A single light finds its way through morning fog. It does not fix the fog; it draws its contours. Awareness behaves like that light—cutting, clarifying, leaving a hinterland of shadow. What it reveals is not a tidy map but the seam where things press against one another: self and world, desire and restraint, what is said and what is withheld. The seam is fertile and abrasive. It produces pattern and friction at once.

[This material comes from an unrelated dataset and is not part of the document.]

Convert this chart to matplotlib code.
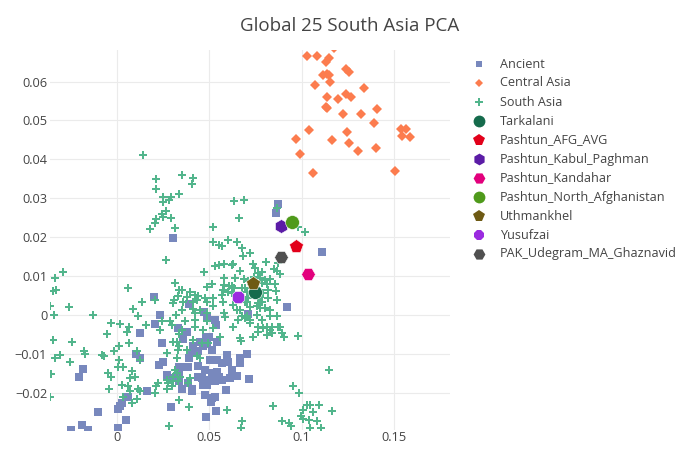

Notice is not neutral. To notice is to tilt the field, to redistribute weight. A quiet thought becomes a rumor when attended; a small grief swells, a loose joy steadies. Attention is the economy of consequence: where you spend it, things gain density; where you withdraw, they unravel. That exchange keeps order and chaos in motion—each depending on the other to define itself. If awareness piles too high on one side, the other swells and pushes back. Balance is a moving argument, not a settled treaty.

Awareness reveals acuity and absence together. Names appear; so do gashes in meaning. Sometimes what is shown is a clear line—this is true, this is false. More often it shows a field of related forces, an ecology of causes without a single root. Patterns emerge by contrast: light against dark, pulse against silence. The revealing itself changes the thing revealed. You cannot lay a hand on the page without denting it.

This is the moral of noticing: it matters. To be awake is to enter into consequence. It opens choice and closes others. It confers power and exacts cost. The gift is clarity; the price is movement. What remains is not an answer but a corridor—lit, shadowed, alive—where the next attention will arrive and, inevitably, alter the architecture once again.